More than 10 years ago, a retired woman rankled at the sight of a truck dumping books into a compactor at the Kelowna city dump.  She put a shed for books by the dump.  She and various volunteer helpers move books from the shed to her garage, a well-sorted operation that welcomes anyone to have almost any book for free:

 http://www.kelownacapnews.com/news/162877666.html     

I noticed Sophocles, Ovid, and other great authors, whose works I first read in a university Classics course in Ottawa.   Early Christians burned the great library at Alexandria, according to Michael Parenti in History as Mystery:

http://www.michaelparenti.org/HistoryAsMystery.html

Fewer than ten of Sophocles' 70+ plays survived to our time.  I thought of that as I noticed Sophocles' plays in that Kelowna garage, in books saved from destruction.  This garage's owner seemed like a Medieval Irish monk burying Homer in the peat bog, to save him from marauding Vikings:  my Irish and Norwegian ancestors in battle.  
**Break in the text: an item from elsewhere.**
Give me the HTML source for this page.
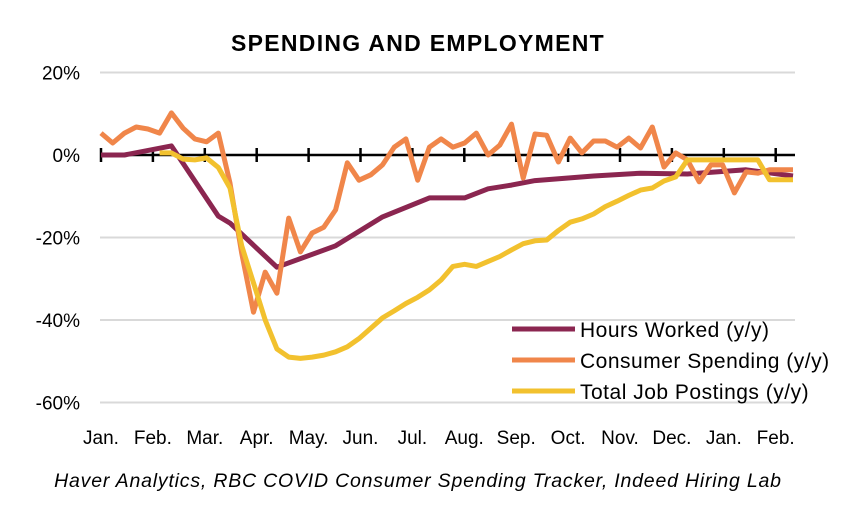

While book burners, book monopolists, and book compactors busily suppress knowledge that threatens or inconveniences them, legions of people preserve and promote knowledge.  Smaller legions promote critical thought, fueled by knowledge, catalyzed by reflection and argument.   

At A Second Glance is gone, Mosquito Books is gone; but MacLeod's, Russell, People's Co-Op, and Spartacus remain, while Chapters and its ilk careen across the intellectual landscape.  Like our small, furry mammalian ancestors who outlived the dinosaurs, these bookstores' legacy will endure, when the last predatory bookstore is a quirky fossil.  

Spartacus was the name of early-1900s German revolutionary Rosa Luxemburg's movement.  The latest issue of Briarpatch, a magazine I get from Regina, about 1800 kilometres east southeast of my home, argues that Luxemburg's analysis of capitalism and its defects is relevant to our era:

http://briarpatchmagazine.com/articles/view/more-than-a-hero

The German Social Democratic Party government assassinated her in 1919, but Rosa's words and ideas live, thanks partly to books.

So stop reading this and pick up a book, eh?